The sonnets show the principal changes of the seasons as observed through the windows of the City Library from the viewpoint of the reference librarian...

In other words, they're boring. But it was interesting as an item of local and historical interest. Oh, and there are cute little drawings pasted in, by James A. Holden, an English artist who immigrated to Oakland in 1904 and served for many years as art director of Pacific Railway Advertising Company.

The paper and printing quality are good, with much wasted space. In fact, the last third of so of the pages are blank (add your own poems?). Vanity project? Girlfriend of a publisher? Dunno.

Here's an exemplary poem from a significant date, November the Eleventh.
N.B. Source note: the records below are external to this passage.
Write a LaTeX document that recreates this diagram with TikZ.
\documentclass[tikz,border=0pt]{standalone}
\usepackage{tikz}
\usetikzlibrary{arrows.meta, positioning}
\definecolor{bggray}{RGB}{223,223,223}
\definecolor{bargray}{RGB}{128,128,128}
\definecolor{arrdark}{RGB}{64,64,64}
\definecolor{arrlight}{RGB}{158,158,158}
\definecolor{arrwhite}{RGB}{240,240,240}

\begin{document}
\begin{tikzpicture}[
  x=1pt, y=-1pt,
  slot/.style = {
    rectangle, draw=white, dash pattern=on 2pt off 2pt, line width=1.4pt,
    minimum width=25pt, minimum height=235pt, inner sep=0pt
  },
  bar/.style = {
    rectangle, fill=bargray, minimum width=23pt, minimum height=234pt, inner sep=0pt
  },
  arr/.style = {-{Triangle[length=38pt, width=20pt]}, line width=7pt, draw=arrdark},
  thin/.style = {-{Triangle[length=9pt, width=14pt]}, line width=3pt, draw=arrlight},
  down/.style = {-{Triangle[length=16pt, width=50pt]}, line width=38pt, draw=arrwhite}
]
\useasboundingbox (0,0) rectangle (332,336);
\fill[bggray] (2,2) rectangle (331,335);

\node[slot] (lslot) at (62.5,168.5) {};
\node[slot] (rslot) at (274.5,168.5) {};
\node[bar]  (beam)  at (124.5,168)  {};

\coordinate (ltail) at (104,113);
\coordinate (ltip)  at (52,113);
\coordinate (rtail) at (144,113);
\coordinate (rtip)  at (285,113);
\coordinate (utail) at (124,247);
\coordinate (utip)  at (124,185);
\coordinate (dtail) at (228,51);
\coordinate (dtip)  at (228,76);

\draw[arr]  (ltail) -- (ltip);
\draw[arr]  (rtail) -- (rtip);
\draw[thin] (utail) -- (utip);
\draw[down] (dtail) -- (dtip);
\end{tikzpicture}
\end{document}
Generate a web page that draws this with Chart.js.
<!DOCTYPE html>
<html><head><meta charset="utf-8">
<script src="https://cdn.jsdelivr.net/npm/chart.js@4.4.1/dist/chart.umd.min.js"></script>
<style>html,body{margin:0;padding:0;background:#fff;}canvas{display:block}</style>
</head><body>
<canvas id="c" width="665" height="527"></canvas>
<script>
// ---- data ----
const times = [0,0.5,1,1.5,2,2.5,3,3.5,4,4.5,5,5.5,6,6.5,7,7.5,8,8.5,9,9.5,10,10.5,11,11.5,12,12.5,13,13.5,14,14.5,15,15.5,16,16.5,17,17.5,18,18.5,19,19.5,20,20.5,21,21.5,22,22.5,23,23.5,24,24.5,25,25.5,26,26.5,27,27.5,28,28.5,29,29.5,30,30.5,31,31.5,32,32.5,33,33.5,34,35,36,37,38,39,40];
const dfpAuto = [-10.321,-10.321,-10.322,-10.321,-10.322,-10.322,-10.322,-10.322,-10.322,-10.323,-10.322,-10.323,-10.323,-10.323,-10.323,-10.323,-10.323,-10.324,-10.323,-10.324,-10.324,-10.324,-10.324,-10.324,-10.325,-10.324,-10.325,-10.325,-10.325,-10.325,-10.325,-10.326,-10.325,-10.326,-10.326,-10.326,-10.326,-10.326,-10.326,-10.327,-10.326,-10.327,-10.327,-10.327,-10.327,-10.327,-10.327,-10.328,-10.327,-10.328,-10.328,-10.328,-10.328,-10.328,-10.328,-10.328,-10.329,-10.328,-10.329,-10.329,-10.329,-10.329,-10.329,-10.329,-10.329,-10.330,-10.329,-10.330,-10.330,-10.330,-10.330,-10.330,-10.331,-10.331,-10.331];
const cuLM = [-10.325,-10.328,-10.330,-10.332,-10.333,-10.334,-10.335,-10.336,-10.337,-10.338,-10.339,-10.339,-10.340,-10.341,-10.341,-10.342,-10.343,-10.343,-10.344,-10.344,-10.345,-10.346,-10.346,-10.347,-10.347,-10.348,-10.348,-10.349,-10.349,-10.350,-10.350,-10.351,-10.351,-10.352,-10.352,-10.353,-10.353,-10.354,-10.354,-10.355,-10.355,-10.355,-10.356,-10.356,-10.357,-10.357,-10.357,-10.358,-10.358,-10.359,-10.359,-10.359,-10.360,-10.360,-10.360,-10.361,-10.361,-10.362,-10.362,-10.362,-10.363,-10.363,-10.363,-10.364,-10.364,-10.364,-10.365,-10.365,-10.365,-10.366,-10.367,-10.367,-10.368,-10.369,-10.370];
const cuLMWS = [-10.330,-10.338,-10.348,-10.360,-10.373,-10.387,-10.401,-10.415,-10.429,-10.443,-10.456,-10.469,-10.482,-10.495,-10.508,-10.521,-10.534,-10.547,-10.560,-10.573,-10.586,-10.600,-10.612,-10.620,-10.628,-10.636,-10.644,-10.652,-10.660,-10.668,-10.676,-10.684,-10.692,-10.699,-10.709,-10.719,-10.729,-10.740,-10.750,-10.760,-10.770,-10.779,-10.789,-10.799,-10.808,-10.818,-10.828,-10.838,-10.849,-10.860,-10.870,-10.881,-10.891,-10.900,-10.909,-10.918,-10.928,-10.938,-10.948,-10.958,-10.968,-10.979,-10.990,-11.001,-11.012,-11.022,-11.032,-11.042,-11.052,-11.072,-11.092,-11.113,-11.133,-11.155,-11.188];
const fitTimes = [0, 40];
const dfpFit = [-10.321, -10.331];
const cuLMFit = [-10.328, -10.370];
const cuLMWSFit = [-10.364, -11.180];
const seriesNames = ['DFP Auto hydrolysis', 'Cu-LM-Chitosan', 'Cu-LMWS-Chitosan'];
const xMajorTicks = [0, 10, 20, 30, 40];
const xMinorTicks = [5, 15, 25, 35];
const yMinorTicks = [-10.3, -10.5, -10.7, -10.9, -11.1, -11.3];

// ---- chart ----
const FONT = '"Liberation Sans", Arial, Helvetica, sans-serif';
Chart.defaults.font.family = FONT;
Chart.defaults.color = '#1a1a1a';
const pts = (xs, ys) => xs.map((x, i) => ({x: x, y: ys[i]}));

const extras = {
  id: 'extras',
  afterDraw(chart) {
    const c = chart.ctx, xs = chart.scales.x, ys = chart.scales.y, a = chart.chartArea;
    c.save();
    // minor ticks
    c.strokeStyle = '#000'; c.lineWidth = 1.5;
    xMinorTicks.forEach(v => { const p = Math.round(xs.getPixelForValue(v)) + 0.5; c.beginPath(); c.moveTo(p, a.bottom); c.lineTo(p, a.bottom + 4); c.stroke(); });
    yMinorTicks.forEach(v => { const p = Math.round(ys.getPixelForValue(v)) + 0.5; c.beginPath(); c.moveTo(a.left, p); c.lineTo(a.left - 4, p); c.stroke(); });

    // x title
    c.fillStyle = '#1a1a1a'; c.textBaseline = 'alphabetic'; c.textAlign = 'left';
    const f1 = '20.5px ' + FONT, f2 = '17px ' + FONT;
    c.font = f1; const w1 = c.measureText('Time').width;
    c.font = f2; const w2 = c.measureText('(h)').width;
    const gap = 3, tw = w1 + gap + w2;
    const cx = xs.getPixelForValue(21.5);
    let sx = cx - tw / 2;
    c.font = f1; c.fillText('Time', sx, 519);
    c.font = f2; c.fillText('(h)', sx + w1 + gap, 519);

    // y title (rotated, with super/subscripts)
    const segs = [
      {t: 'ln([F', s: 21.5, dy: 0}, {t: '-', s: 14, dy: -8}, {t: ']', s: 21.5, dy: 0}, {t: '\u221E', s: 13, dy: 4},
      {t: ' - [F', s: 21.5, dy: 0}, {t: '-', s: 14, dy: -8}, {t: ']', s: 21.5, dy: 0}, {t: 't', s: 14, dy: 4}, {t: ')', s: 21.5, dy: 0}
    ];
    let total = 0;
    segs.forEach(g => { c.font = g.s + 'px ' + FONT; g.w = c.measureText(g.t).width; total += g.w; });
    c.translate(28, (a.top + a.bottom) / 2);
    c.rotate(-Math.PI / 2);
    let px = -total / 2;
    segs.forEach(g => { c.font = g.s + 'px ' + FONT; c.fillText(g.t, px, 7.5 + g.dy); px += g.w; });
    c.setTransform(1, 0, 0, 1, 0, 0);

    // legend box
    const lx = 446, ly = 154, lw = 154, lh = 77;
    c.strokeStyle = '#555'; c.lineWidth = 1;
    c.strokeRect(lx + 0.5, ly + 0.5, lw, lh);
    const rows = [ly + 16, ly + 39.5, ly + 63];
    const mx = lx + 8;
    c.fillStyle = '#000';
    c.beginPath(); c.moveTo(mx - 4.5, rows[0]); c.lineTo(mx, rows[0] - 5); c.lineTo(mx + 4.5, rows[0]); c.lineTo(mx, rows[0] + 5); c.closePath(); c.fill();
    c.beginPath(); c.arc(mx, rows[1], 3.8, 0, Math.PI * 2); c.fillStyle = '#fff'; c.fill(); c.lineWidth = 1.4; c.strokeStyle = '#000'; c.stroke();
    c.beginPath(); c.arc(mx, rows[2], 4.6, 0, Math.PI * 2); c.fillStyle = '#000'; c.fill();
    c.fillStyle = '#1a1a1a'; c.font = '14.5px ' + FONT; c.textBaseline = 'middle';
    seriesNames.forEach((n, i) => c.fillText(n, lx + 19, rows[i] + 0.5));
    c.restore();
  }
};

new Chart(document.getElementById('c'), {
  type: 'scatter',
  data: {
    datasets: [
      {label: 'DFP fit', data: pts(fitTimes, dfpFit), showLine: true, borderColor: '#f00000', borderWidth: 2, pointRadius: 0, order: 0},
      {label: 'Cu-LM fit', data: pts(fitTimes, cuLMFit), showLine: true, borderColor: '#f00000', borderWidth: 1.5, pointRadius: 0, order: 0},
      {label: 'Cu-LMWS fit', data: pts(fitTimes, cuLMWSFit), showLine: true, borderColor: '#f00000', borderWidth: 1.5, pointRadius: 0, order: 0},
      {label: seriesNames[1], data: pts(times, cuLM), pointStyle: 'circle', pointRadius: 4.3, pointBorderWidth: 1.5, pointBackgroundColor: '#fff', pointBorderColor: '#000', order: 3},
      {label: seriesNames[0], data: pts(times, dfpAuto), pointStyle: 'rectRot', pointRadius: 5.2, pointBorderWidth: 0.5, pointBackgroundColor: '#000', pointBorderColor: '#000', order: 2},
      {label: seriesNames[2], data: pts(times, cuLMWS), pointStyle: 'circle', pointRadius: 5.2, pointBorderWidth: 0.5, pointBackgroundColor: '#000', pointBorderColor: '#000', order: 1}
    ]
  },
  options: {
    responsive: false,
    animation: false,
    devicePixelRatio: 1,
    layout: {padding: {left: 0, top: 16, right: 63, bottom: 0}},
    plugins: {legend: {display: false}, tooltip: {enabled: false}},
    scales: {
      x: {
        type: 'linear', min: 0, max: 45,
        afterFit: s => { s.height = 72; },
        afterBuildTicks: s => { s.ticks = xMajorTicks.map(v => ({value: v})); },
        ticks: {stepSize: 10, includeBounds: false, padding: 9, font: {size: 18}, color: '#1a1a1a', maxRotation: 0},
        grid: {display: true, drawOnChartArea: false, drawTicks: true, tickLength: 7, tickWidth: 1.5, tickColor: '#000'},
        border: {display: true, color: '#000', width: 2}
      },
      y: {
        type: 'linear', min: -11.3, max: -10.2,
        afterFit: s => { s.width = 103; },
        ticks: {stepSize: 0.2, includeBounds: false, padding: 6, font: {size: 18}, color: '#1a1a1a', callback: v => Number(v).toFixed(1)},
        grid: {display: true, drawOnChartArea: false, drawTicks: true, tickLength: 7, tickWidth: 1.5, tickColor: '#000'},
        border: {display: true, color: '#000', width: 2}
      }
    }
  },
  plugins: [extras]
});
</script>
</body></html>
CLEAR breathing space close to the city's heart
Where children play on ever verdant grass
And old men rest; where hurrying people pass
On the diagonal 'twixt residence and mart
Nor pause to read the weather; where the art
Of music has its hour, the folk en masse
Gathering to sing or listen; where no class
Predominates, but each may have a part:
This is the plaza. Here before the dawn
A year ago, an earnest crowd was drawn
To celebrate the first act of world peace,
In wistful hope that war might henceforth cease.
Long may the plaza be the open space
Where loyal citizens speak face to face!